Ottawa, Mar 25: Former Olympic athlete Myriam Bedard has made some startling allegations about the federal sponsorship program.
She's told a Parliamentary committee that she heard Formula One racer Jacques Villeneuve was paid $12-million dollars U.S. from a secret fund to wear the Canada logo on his racing suit.
She says she was given the information during a visit to the Montreal Grand Prix in 1997 or 1998. Bedard cited her agent, Jean-Marc St-Pierre, as the source of her ``top secret'' information about Villeneuve but admitted she couldn't confirm if it was true.
St-Pierre, however, told RDS that Villeneuve's name never came up in his discussions with Bedard.
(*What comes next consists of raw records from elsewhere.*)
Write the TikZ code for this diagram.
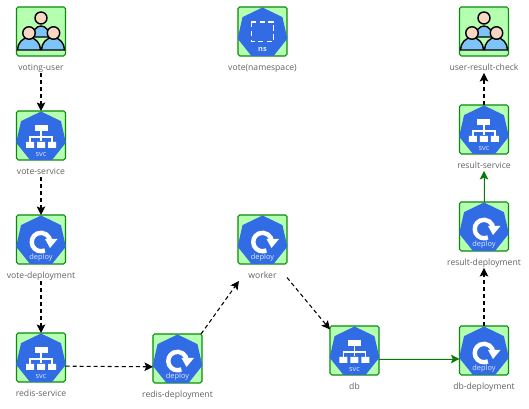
\documentclass[tikz,border=0pt]{standalone}
\usepackage{fontspec}
\setsansfont{Open Sans}
\usepackage{tikz}
\usetikzlibrary{arrows.meta,shapes.geometric}
\definecolor{kubeblue}{HTML}{326CE5}
\definecolor{leaf}{HTML}{B5FFB0}
\definecolor{rim}{HTML}{0B8A0B}
\definecolor{skin}{HTML}{F8D8C2}
\definecolor{shirt}{HTML}{7FC4F8}
\definecolor{flowgreen}{HTML}{0A7A0A}
\tikzset{unit/.style={inner sep=0pt,outer sep=0pt,minimum width=.98cm,minimum height=1.32cm,label={[caption]south:#1}},
caption/.style={anchor=south,inner sep=0pt,text height=3.9pt,text depth=1.3pt,font=\fontsize{4.9}{6}\selectfont\sffamily,text=black!62},
tag/.style={text=white!85!kubeblue,inner sep=0pt,font=\fontsize{4.2}{5}\selectfont\sffamily},
dashflow/.style={-{Stealth[length=1.7mm,width=1.7mm,inset=.35mm]},line width=.6pt,dash pattern=on 2.3pt off 1.7pt},
greenflow/.style={-{Stealth[length=1.7mm,width=1.7mm,inset=.35mm]},line width=.55pt,draw=flowgreen,fill=flowgreen},
person/.style={draw=black,line width=.8pt},
kubebase/.pic={
\draw[rim,fill=leaf,line width=.6pt,rounded corners=1pt] (-.49,0) rectangle (.49,-.98);
\node[regular polygon,regular polygon sides=7,minimum size=1.02cm,inner sep=0pt,fill=kubeblue] at (0,-.52) {};},
deployicon/.pic={
\pic {kubebase};
\draw[white,line width=2.5pt] (.078,-.708) arc (-65:-360:.185 and .185);
\fill[white] (.08,-.48) -- (.33,-.48) -- (.18,-.66) -- cycle;
\node[tag] at (0,-.86) {deploy};},
svcicon/.pic={
\pic {kubebase};
\fill[white] (-.13,-.29) rectangle (.13,-.40);
\draw[white,line width=.6pt] (0,-.40) -- (0,-.60) (-.22,-.62) -- (-.22,-.52) -- (.22,-.52) -- (.22,-.62);
\fill[white] (-.30,-.62) rectangle (-.14,-.74) (-.08,-.62) rectangle (.08,-.74) (.14,-.62) rectangle (.30,-.74);
\node[tag] at (0,-.87) {svc};},
nsicon/.pic={
\pic {kubebase};
\draw[white,line width=.6pt,densely dashed] (-.225,-.30) rectangle (.225,-.69);
\node[tag,font=\fontsize{4.2}{5}\selectfont\sffamily\bfseries] at (0,-.84) {ns};},
usersicon/.pic={
\draw[rim,fill=leaf,line width=.6pt,rounded corners=1pt] (-.49,0) rectangle (.49,-.98);
\draw[person,fill=shirt] (-.17,-.60) arc (180:0:.17 and .22) -- cycle;
\draw[person,fill=skin] (0,-.22) circle (.12);
\draw[person,fill=shirt] (-.47,-.86) arc (180:0:.23 and .25) -- cycle;
\draw[person,fill=skin] (-.24,-.52) circle (.125);
\draw[person,fill=shirt] (.01,-.86) arc (180:0:.23 and .25) -- cycle;
\draw[person,fill=skin] (.25,-.52) circle (.125);}}
\begin{document}
\begin{tikzpicture}
\useasboundingbox (0,0) rectangle (10.58,8.18);
\node[unit=voting-user] (votinguser) at (.82,7.38) {};
\pic at (votinguser.north) {usersicon};
\node[unit=vote-service] (voteservice) at (.82,5.30) {};
\pic at (voteservice.north) {svcicon};
\node[unit=vote-deployment] (votedeploy) at (.82,3.22) {};
\pic at (votedeploy.north) {deployicon};
\node[unit=redis-service] (redisservice) at (.82,.86) {};
\pic at (redisservice.north) {svcicon};
\node[unit=redis-deployment] (redisdeploy) at (3.55,.84) {};
\pic at (redisdeploy.north) {deployicon};
\node[unit=worker] (worker) at (5.25,3.22) {};
\pic at (worker.north) {deployicon};
\node[unit=vote(namespace)] (votens) at (5.25,7.38) {};
\pic at (votens.north) {nsicon};
\node[unit=db] (db) at (7.09,1.00) {};
\pic at (db.north) {svcicon};
\node[unit=db-deployment] (dbdeploy) at (9.68,1.00) {};
\pic at (dbdeploy.north) {deployicon};
\node[unit=result-deployment] (resultdeploy) at (9.68,3.48) {};
\pic at (resultdeploy.north) {deployicon};
\node[unit=result-service] (resultservice) at (9.68,5.42) {};
\pic at (resultservice.north) {svcicon};
\node[unit=user-result-check] (resultcheck) at (9.68,7.38) {};
\pic at (resultcheck.north) {usersicon};
\draw[dashflow] (votinguser)--(voteservice);
\draw[dashflow] (voteservice)--(votedeploy);
\draw[dashflow] (votedeploy)--(redisservice);
\draw[dashflow] (redisservice)--(redisdeploy);
\draw[dashflow] (redisdeploy)--(worker);
\draw[dashflow] (worker)--(db);
\draw[greenflow] (db)--(dbdeploy);
\draw[dashflow] (dbdeploy)--(resultdeploy);
\draw[greenflow] (resultdeploy)--(resultservice);
\draw[dashflow] (resultservice)--(resultcheck);
\end{tikzpicture}
\end{document}
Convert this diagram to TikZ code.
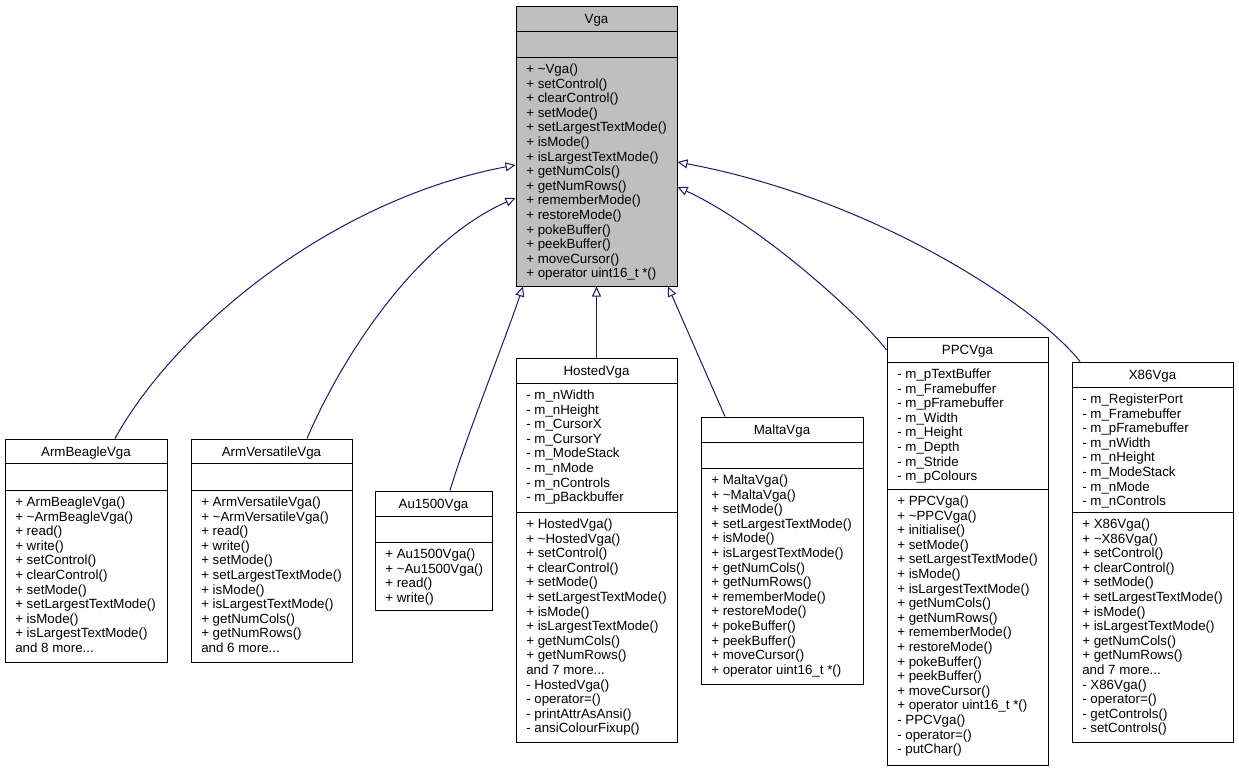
\documentclass[tikz,border=0pt]{standalone}
\usepackage{fontspec}
\setmainfont{Liberation Sans}
\usetikzlibrary{arrows.meta,fit}
\definecolor{edgeblue}{HTML}{191970}
\definecolor{rootgray}{HTML}{BFBFBF}
\newcommand{\tdots}{...}
\tikzset{
  classbox/.style={draw=black, line width=0.75pt, inner sep=0pt},
  classline/.style={draw=black, line width=0.75pt},
  titletext/.style={anchor=base, inner sep=0pt, font=\fontsize{10}{12}\selectfont},
  membertext/.style={anchor=base west, inner sep=0pt, font=\fontsize{10}{12}\selectfont},
  edge/.style={draw=edgeblue, line width=0.75pt, -{Triangle[open, length=7.5pt, width=6.75pt]}},
}
% #1 name, #2 left, #3 top, #4 right, #5 sep1, #6 sep2, #7 bottom, #8 fill, #9 title
\newcommand{\umlclass}[9]{%
  \node[classbox, fill=#8, fit={(#2,#3) (#4,#7)}] (#1) {};
  \draw[classline] (#2,#5) -- (#4,#5);
  \draw[classline] (#2,#6) -- (#4,#6);
  \node[titletext] (#1-title) at ({(#2+#4)/2},{#3+17}) {#9};
}
% #1 x, #2 first baseline, #3 list
\newcommand{\umllines}[3]{%
  \foreach \t [count=\i from 0] in {#3} {
    \node[membertext] at (#1,{#2+\i*14.6}) {\t};
  }
}
\begin{document}
\begin{tikzpicture}[x=0.75pt,y=-0.75pt]
\fill[white] (0,0) rectangle (1239,771);
\useasboundingbox (0,0) rectangle (1239,771);

% Vga
\umlclass{vga}{516}{6}{677}{31}{57}{286}{rootgray}{Vga}
\umllines{526}{73.5}{{+ \textasciitilde Vga()},{+ setControl()},{+ clearControl()},{+ setMode()},{+ setLargestTextMode()},{+ isMode()},{+ isLargestTextMode()},{+ getNumCols()},{+ getNumRows()},{+ rememberMode()},{+ restoreMode()},{+ pokeBuffer()},{+ peekBuffer()},{+ moveCursor()},{+ operator uint16\_t *()}}

% ArmBeagleVga
\umlclass{beagle}{5}{439}{167}{463}{490}{662}{white}{ArmBeagleVga}
\umllines{15}{506.5}{{+ ArmBeagleVga()},{+ \textasciitilde ArmBeagleVga()},{+ read()},{+ write()},{+ setControl()},{+ clearControl()},{+ setMode()},{+ setLargestTextMode()},{+ isMode()},{+ isLargestTextMode()},{and 8 more\tdots}}

% ArmVersatileVga
\umlclass{versatile}{191}{439}{352}{463}{490}{662}{white}{ArmVersatileVga}
\umllines{201}{506.5}{{+ ArmVersatileVga()},{+ \textasciitilde ArmVersatileVga()},{+ read()},{+ write()},{+ setMode()},{+ setLargestTextMode()},{+ isMode()},{+ isLargestTextMode()},{+ getNumCols()},{+ getNumRows()},{and 6 more\tdots}}

% Au1500Vga
\umlclass{au}{375}{491}{492}{516}{542}{610}{white}{Au1500Vga}
\umllines{385}{558.5}{{+ Au1500Vga()},{+ \textasciitilde Au1500Vga()},{+ read()},{+ write()}}

% HostedVga
\umlclass{hosted}{516}{358}{677}{383}{512}{742}{white}{HostedVga}
\umllines{526}{399.5}{{- m\_nWidth},{- m\_nHeight},{- m\_CursorX},{- m\_CursorY},{- m\_ModeStack},{- m\_nMode},{- m\_nControls},{- m\_pBackbuffer}}
\umllines{526}{528.5}{{+ HostedVga()},{+ \textasciitilde HostedVga()},{+ setControl()},{+ clearControl()},{+ setMode()},{+ setLargestTextMode()},{+ isMode()},{+ isLargestTextMode()},{+ getNumCols()},{+ getNumRows()},{and 7 more\tdots},{- HostedVga()},{- operator=()},{- printAttrAsAnsi()},{- ansiColourFixup()}}

% MaltaVga
\umlclass{malta}{701}{417}{863}{442}{468}{684}{white}{MaltaVga}
\umllines{711}{484.5}{{+ MaltaVga()},{+ \textasciitilde MaltaVga()},{+ setMode()},{+ setLargestTextMode()},{+ isMode()},{+ isLargestTextMode()},{+ getNumCols()},{+ getNumRows()},{+ rememberMode()},{+ restoreMode()},{+ pokeBuffer()},{+ peekBuffer()},{+ moveCursor()},{+ operator uint16\_t *()}}

% PPCVga
\umlclass{ppc}{887}{337}{1048}{362}{489}{765}{white}{PPCVga}
\umllines{897}{378.5}{{- m\_pTextBuffer},{- m\_Framebuffer},{- m\_pFramebuffer},{- m\_Width},{- m\_Height},{- m\_Depth},{- m\_Stride},{- m\_pColours}}
\umllines{897}{505.5}{{+ PPCVga()},{+ \textasciitilde PPCVga()},{+ initialise()},{+ setMode()},{+ setLargestTextMode()},{+ isMode()},{+ isLargestTextMode()},{+ getNumCols()},{+ getNumRows()},{+ rememberMode()},{+ restoreMode()},{+ pokeBuffer()},{+ peekBuffer()},{+ moveCursor()},{+ operator uint16\_t *()},{- PPCVga()},{- operator=()},{- putChar()}}

% X86Vga
\umlclass{x86}{1072}{362}{1233}{387}{512}{742}{white}{X86Vga}
\umllines{1082}{403.5}{{- m\_RegisterPort},{- m\_Framebuffer},{- m\_pFramebuffer},{- m\_nWidth},{- m\_nHeight},{- m\_ModeStack},{- m\_nMode},{- m\_nControls}}
\umllines{1082}{528.5}{{+ X86Vga()},{+ \textasciitilde X86Vga()},{+ setControl()},{+ clearControl()},{+ setMode()},{+ setLargestTextMode()},{+ isMode()},{+ isLargestTextMode()},{+ getNumCols()},{+ getNumRows()},{and 7 more\tdots},{- X86Vga()},{- operator=()},{- getControls()},{- setControls()}}

% Inheritance edges
\draw[edge] (115,0 |- beagle.north) .. controls (175,330) and (330,200) .. (vga.west |- 0,165);
\draw[edge] (307,0 |- versatile.north) .. controls (345,350) and (420,240) .. (vga.west |- 0,198);
\draw[edge] (450,0 |- au.north) .. controls (465,440) and (505,340) .. (523,0 |- vga.south);
\draw[edge] (hosted.north) -- (vga.south);
\draw[edge] (725,0 |- malta.north) -- (668,0 |- vga.south);
\draw[edge] (ppc.west |- 0,350) .. controls (860,315) and (760,225) .. (vga.east |- 0,187);
\draw[edge] (1080,0 |- x86.north) .. controls (1040,310) and (880,200) .. (vga.east |- 0,162);
\end{tikzpicture}
\end{document}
He also said he didn't remember Villeneuve actually having such a logo on his racing suit.
Bedard also says she was told by former Via president Marc LeFrancois in 2001 that Groupaction -- an ad company at the heart of the scandal -- was involved in drug dealing.



A week later, she says he told her to forget what he said. Groupaction president Jean Brault denied late Wednesday his company had any involvement in drug dealing. Brault described the allegations of drug trafficking made by Bedard as ``outrageous.''



``This allegation is completely false and was made without one element of proof, without one iota of truth,'' he said, indicating he may sue.



Bedard sparked a political storm in February when she announced she'd been forced from her marketing job at Via Rail in 2002 after questioning inflated payments under the sponsorship program. LeFrancois was fired this month by the Liberal government after responding to Bedard's accusations with personal remarks about her character.